Claude Code's question or permission prompt stops responding after switching apps

While Claude Code shows an interactive prompt (a question menu or a permission dialog), switching to another app and back can leave that prompt unresponsive to the keyboard: the arrow keys and Return do nothing. The regular Claude Code prompt and the shell are unaffected, so you can still type there.

This is a Claude Code bug, not an agterm bug. When a window regains focus, agterm sends the standard terminal focus-in report (ESC[I, DEC private mode 1004), which any terminal does once an application turns focus reporting on. Claude Code's dialog input handler consumes that report instead of treating it as focus state, which wedges the prompt. It is tracked upstream as anthropics/claude-code#72188; the mouse-click variant is #72273.

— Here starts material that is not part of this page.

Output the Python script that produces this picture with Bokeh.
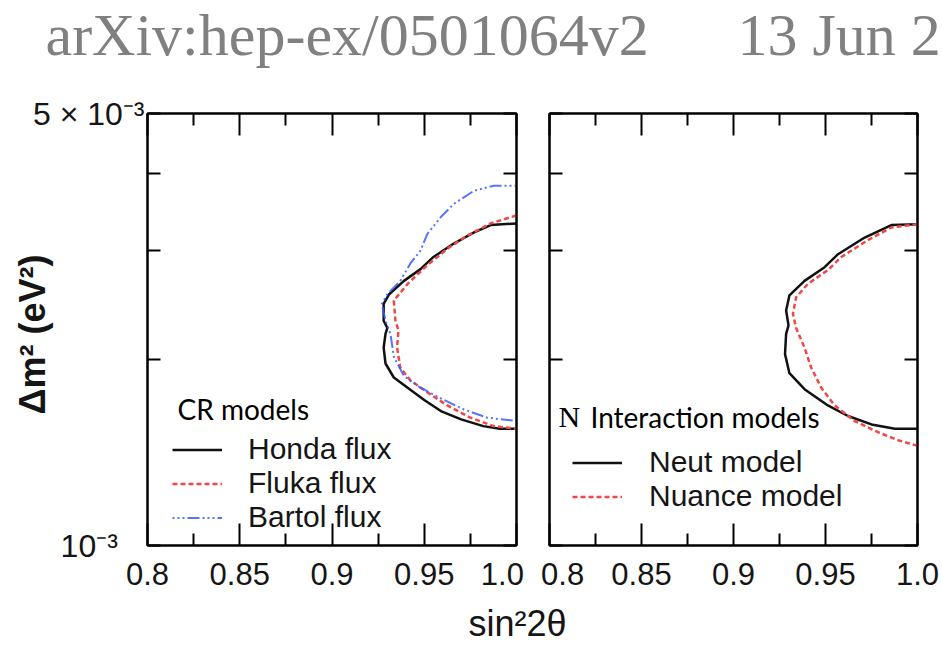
from bokeh.plotting import figure
from bokeh.models import FixedTicker, LinearAxis, LogAxis, Label, Legend, LegendItem, Range1d
from bokeh.layouts import column, row
from bokeh.embed import file_html
from bokeh.resources import INLINE

NB = "\u00a0"

# ---------------- data ----------------
x_ticks = [0.8, 0.85, 0.9, 0.95, 1.0]
x_minor_ticks = [0.825, 0.875, 0.925, 0.975]
x_tick_labels = ["0.8", "0.85", "0.9", "0.95", "1.0"]
y_ticks = [0.001, 0.002, 0.003, 0.004, 0.005]
y_tick_labels = ["10⁻³", "", "", "", "5 × 10⁻³"]

cr_names = ["Honda flux", "Fluka flux", "Bartol flux"]
int_names = ["Neut model", "Nuance model"]

honda_x = [1.0, 0.986, 0.977, 0.966, 0.955, 0.948, 0.939, 0.931, 0.928, 0.928, 0.930,
           0.929, 0.928, 0.929, 0.9335, 0.941, 0.950, 0.959, 0.970, 0.982, 0.991, 1.0]
honda_y = [0.00332, 0.00330, 0.00321, 0.00308, 0.00293, 0.00280, 0.00268, 0.00255, 0.00246,
           0.00231, 0.00225, 0.00220, 0.00209, 0.00197, 0.00187, 0.00180, 0.00172, 0.00165,
           0.00160, 0.00156, 0.001545, 0.001545]

fluka_x = [1.0, 0.986, 0.973, 0.9625, 0.9516, 0.941, 0.9335, 0.9344, 0.936, 0.9353, 0.937,
           0.9425, 0.9516, 0.9625, 0.975, 0.9877, 1.0]
fluka_y = [0.00342, 0.00332, 0.00317, 0.00302, 0.00284, 0.00265, 0.00249, 0.00231, 0.00223,
           0.00209, 0.00194, 0.00185, 0.00177, 0.001685, 0.00161, 0.00156, 0.001545]

bartol_x = [1.0, 0.9877, 0.977, 0.966, 0.959, 0.9516, 0.948, 0.9425, 0.937, 0.930, 0.927,
            0.929, 0.9317, 0.9335, 0.939, 0.948, 0.959, 0.9715, 0.984, 1.0]
bartol_y = [0.00382, 0.00382, 0.00375, 0.00357, 0.00340, 0.00319, 0.00300, 0.00286, 0.00268,
            0.00255, 0.00246, 0.00231, 0.00220, 0.00202, 0.00188, 0.00180, 0.00173, 0.00166,
            0.00161, 0.00159]

neut_x = [1.0, 0.9858, 0.9713, 0.9568, 0.9495, 0.9386, 0.9304, 0.9286, 0.9299, 0.9286, 0.928,
          0.9304, 0.9386, 0.9513, 0.9622, 0.975, 0.9877, 1.0]
neut_y = [0.00331, 0.00330, 0.00315, 0.00296, 0.00282, 0.00268, 0.00254, 0.00240, 0.00227,
          0.00220, 0.00204, 0.00190, 0.00179, 0.001685, 0.00162, 0.00157, 0.001545, 0.001545]

nuance_x = [1.0, 0.9858, 0.9731, 0.9586, 0.9513, 0.9404, 0.934, 0.9323, 0.934, 0.9386, 0.9422,
            0.9477, 0.955, 0.9658, 0.9786, 0.9895, 1.0]
nuance_y = [0.00331, 0.00327, 0.00312, 0.00293, 0.00279, 0.00265, 0.00252, 0.00237, 0.00225,
            0.00209, 0.00194, 0.00180, 0.001685, 0.00159, 0.001525, 0.00148, 0.00145]

# ---------------- styling ----------------
SANS = "Liberation Sans"
INK = "#151515"
BLACK = "#111111"
RED = "#f04848"
BLUE = "#3a5cff"


def make_panel(width, border_left, border_right, x_over, y_over):
    p = figure(width=width, height=520, title=None,
               x_range=Range1d(0.8, 1.0), y_range=Range1d(0.001, 0.005),
               y_axis_type="log", output_backend="svg", toolbar_location=None,
               min_border_left=border_left, min_border_right=border_right,
               min_border_top=35, min_border_bottom=53)
    p.grid.visible = False
    p.outline_line_color = "black"
    p.outline_line_width = 2
    p.background_fill_color = "white"
    p.border_fill_color = "white"
    xt = FixedTicker(ticks=x_ticks, minor_ticks=x_minor_ticks)
    yt = FixedTicker(ticks=y_ticks, minor_ticks=[])
    p.xaxis.ticker = xt
    p.yaxis.ticker = yt
    p.xaxis.major_label_overrides = x_over
    p.yaxis.major_label_overrides = y_over
    top = LinearAxis(ticker=xt, major_label_overrides={t: "" for t in x_ticks})
    right = LogAxis(ticker=yt, major_label_overrides={t: "" for t in y_ticks})
    p.add_layout(top, "above")
    p.add_layout(right, "right")
    for ax in p.xaxis:
        ax.major_tick_in = 22
        ax.major_tick_out = 0
        ax.minor_tick_in = 12
        ax.minor_tick_out = 0
    for ax in p.yaxis:
        ax.major_tick_in = 13
        ax.major_tick_out = 0
        ax.minor_tick_in = 0
        ax.minor_tick_out = 0
    for ax in p.axis:
        ax.axis_line_width = 2
        ax.axis_line_color = "black"
        ax.major_tick_line_width = 2
        ax.major_tick_line_color = "black"
        ax.minor_tick_line_width = 2
        ax.minor_tick_line_color = "black"
        ax.major_label_text_font = SANS
        ax.major_label_text_color = INK
    p.below[0].major_label_text_font_size = "31px"
    p.below[0].major_label_standoff = 11
    p.left[0].major_label_text_font_size = "32px"
    p.left[0].major_label_standoff = 3
    for ax in (top, right):
        ax.major_label_text_font_size = "1px"
        ax.major_label_standoff = 0
    return p


def make_legend(items, loc, standoff):
    lg = Legend(items=items, location=loc, label_text_font=SANS, label_text_font_size="30px",
                label_text_color=INK, glyph_width=50, glyph_height=33, label_height=33,
                spacing=0, padding=0, margin=0, label_standoff=standoff,
                background_fill_alpha=0, border_line_alpha=0)
    return lg


# left panel
xl_left = dict(zip(x_ticks, x_tick_labels))
xl_left[1.0] = x_tick_labels[4] + NB
yl_left = dict(zip(y_ticks, y_tick_labels))
yl_left[0.001] = y_tick_labels[0] + NB * 3

left = make_panel(532, 147, 16, xl_left, yl_left)
left.left[0].axis_label = "Δm² (eV²)" + NB
left.left[0].axis_label_text_font = SANS
left.left[0].axis_label_text_font_size = "36px"
left.left[0].axis_label_text_font_style = "bold"
left.left[0].axis_label_text_color = INK
left.left[0].axis_label_standoff = -23

r1 = left.line(honda_x, honda_y, line_color=BLACK, line_width=2.5)
r2 = left.line(fluka_x, fluka_y, line_color=RED, line_width=2.5, line_dash="5 3")
r3 = left.line(bartol_x, bartol_y, line_color=BLUE, line_width=2, line_alpha=0.85,
               line_dash="2 3 2 3 2 3 12 3")
left.add_layout(make_legend([LegendItem(label=cr_names[0], renderers=[r1]),
                             LegendItem(label=cr_names[1], renderers=[r2]),
                             LegendItem(label=cr_names[2], renderers=[r3])], (25, 11), 26))
left.add_layout(Label(x=30, y=137, x_units="screen", y_units="screen", text="CR models",
                      text_font="Lato", text_font_size="28px", text_color="black",
                      text_baseline="middle"))

# right panel
xl_right = dict(zip(x_ticks, x_tick_labels))
xl_right[0.8] = NB + x_tick_labels[0]
yl_right = {t: "" for t in y_ticks}

right = make_panel(410, 17, 25, xl_right, yl_right)
r4 = right.line(neut_x, neut_y, line_color=BLACK, line_width=2.5)
r5 = right.line(nuance_x, nuance_y, line_color=RED, line_width=2.5, line_dash="5 3")
right.add_layout(make_legend([LegendItem(label=int_names[0], renderers=[r4]),
                              LegendItem(label=int_names[1], renderers=[r5])], (23, 32), 27))
right.add_layout(Label(x=9, y=129, x_units="screen", y_units="screen", text="N",
                       text_font="Liberation Serif", text_font_size="30px", text_color="black",
                       text_baseline="middle"))
right.add_layout(Label(x=41, y=129, x_units="screen", y_units="screen", text="Interaction models",
                       text_font="Lato", text_font_size="28px", text_color="black",
                       text_baseline="middle"))


def blank(width, height):
    f = figure(width=width, height=height, title=None, x_range=Range1d(0, 1), y_range=Range1d(0, 1),
               x_axis_location=None, y_axis_location=None, output_backend="svg",
               toolbar_location=None, min_border=0)
    f.grid.visible = False
    f.outline_line_color = None
    f.background_fill_color = "white"
    f.border_fill_color = "white"
    return f


header = blank(942, 78)
header.add_layout(Label(x=45, y=44, x_units="screen", y_units="screen",
                        text="arXiv:hep-ex/0501064v2", text_font="Liberation Serif",
                        text_font_size="60px", text_color="#808080", text_baseline="middle"))
header.add_layout(Label(x=737, y=44, x_units="screen", y_units="screen",
                        text="13 Jun 2", text_font="Liberation Serif",
                        text_font_size="60px", text_color="#808080", text_baseline="middle"))

xlab = blank(942, 46)
xlab.add_layout(Label(x=517, y=21, x_units="screen", y_units="screen", text="sin²2θ",
                      text_align="center", text_baseline="middle", text_font=SANS,
                      text_font_size="36px", text_color=INK))

p = column(header, row(left, right), xlab)

open("out.html", "w").write(file_html(p, INLINE))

agterm is behaving correctly: it emits paired focus-in and focus-out reports with nothing stray, and it follows the macOS focus-first convention, so a click that refocuses the window only focuses it and is not forwarded into the terminal. The trigger is the focus report itself, so any terminal with focus reporting on is affected the same way.

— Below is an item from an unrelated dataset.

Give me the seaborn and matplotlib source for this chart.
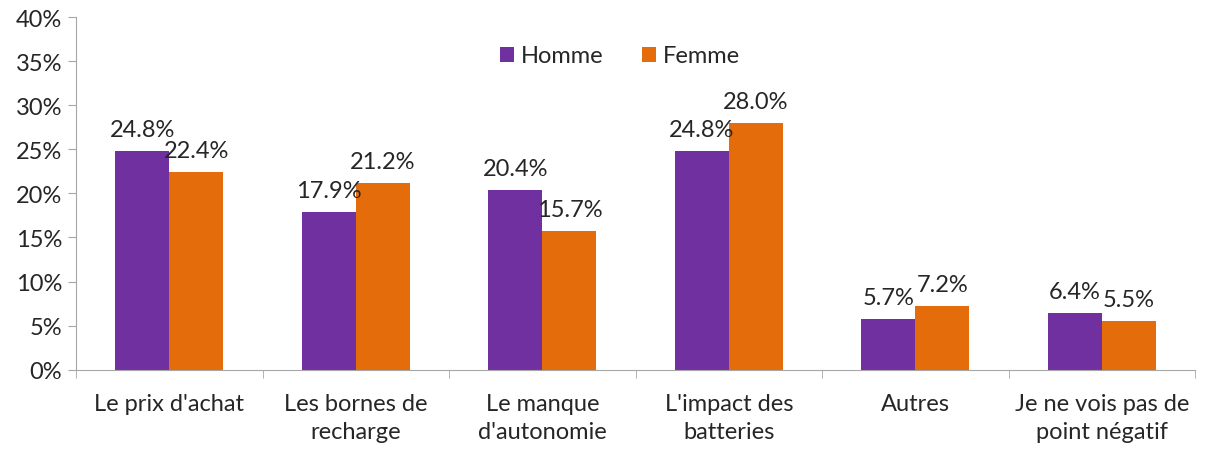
import matplotlib
matplotlib.use("Agg")
import matplotlib.pyplot as plt
import matplotlib.ticker as mticker
import seaborn as sns
import pandas as pd
import numpy as np

categories = ["Le prix d'achat", "Les bornes de\nrecharge", "Le manque\nd'autonomie",
              "L'impact des\nbatteries", "Autres", "Je ne vois pas de\npoint négatif"]
homme = [24.8, 17.9, 20.4, 24.8, 5.7, 6.4]
femme = [22.4, 21.2, 15.7, 28.0, 7.2, 5.5]
series = ["Homme", "Femme"]
colors = {"Homme": "#7030A0", "Femme": "#E46C0A"}

df = pd.DataFrame({
    "cat": categories * 2,
    "val": homme + femme,
    "sexe": ["Homme"] * len(categories) + ["Femme"] * len(categories),
})

sns.set_style("white")
plt.rcParams["font.family"] = ["Lato", "DejaVu Sans"]
fs = 17

fig, ax = plt.subplots(figsize=(12.06, 4.52), dpi=100)
fig.subplots_adjust(left=0.063, right=0.991, top=0.96, bottom=0.18)

sns.barplot(data=df, x="cat", y="val", hue="sexe", hue_order=series,
            palette=colors, width=0.58, saturation=1, linewidth=0, ax=ax)

for cont in ax.containers:
    ax.bar_label(cont, labels=[f"{v:.1f}%" for v in cont.datavalues],
                 padding=8, fontsize=fs)

ax.set_ylim(0, 40)
ax.set_xlim(-0.5, len(categories) - 0.5)
ax.yaxis.set_major_locator(mticker.MultipleLocator(5))
ax.yaxis.set_major_formatter(mticker.FuncFormatter(lambda v, p: f"{v:.0f}%"))
ax.set_xlabel("")
ax.set_ylabel("")

for s in ["top", "right"]:
    ax.spines[s].set_visible(False)
for s in ["left", "bottom"]:
    ax.spines[s].set_color("#A6A6A6")

ax.tick_params(axis="y", which="major", left=True, length=6, color="#A6A6A6", labelsize=fs, pad=4)
ax.tick_params(axis="x", which="major", bottom=False, labelsize=fs, pad=13)
for lbl in ax.get_xticklabels():
    lbl.set_linespacing(1.45)
ax.xaxis.set_minor_locator(mticker.FixedLocator(np.arange(-0.5, len(categories), 1)))
ax.tick_params(axis="x", which="minor", bottom=True, length=6, color="#A6A6A6")

leg = ax.legend(loc="upper center", bbox_to_anchor=(0.486, 0.98), ncol=2, frameon=False,
                fontsize=fs, handlelength=0.6, handleheight=0.6, handletextpad=0.3,
                columnspacing=1.6)

fig.savefig("out.png", dpi=100)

Workaround until the upstream fix: answer the prompt before switching away, or if you have already returned to a stuck prompt, press Esc to dismiss it and let Claude Code re-ask.

Reporting a problem

Collect this before filing:

  • agterm version (Agterm ▸ About Agterm).
  • macOS version.
  • The exact steps, what you expected, and what happened instead.
  • A log excerpt from the log show command above, covering the moment you reproduced it.
  • The relevant keymap.conf lines, if it is keymap-related.

Scrub anything private (tokens, internal hostnames, usernames embedded in paths) before sharing.

If you run a coding agent inside agterm (Claude Code or Codex with the agterm skill installed), it can help you write and file the report: it drafts an issue for a bug, or a Discussion for a feature request or question, shows it to you first, and never posts without your go-ahead.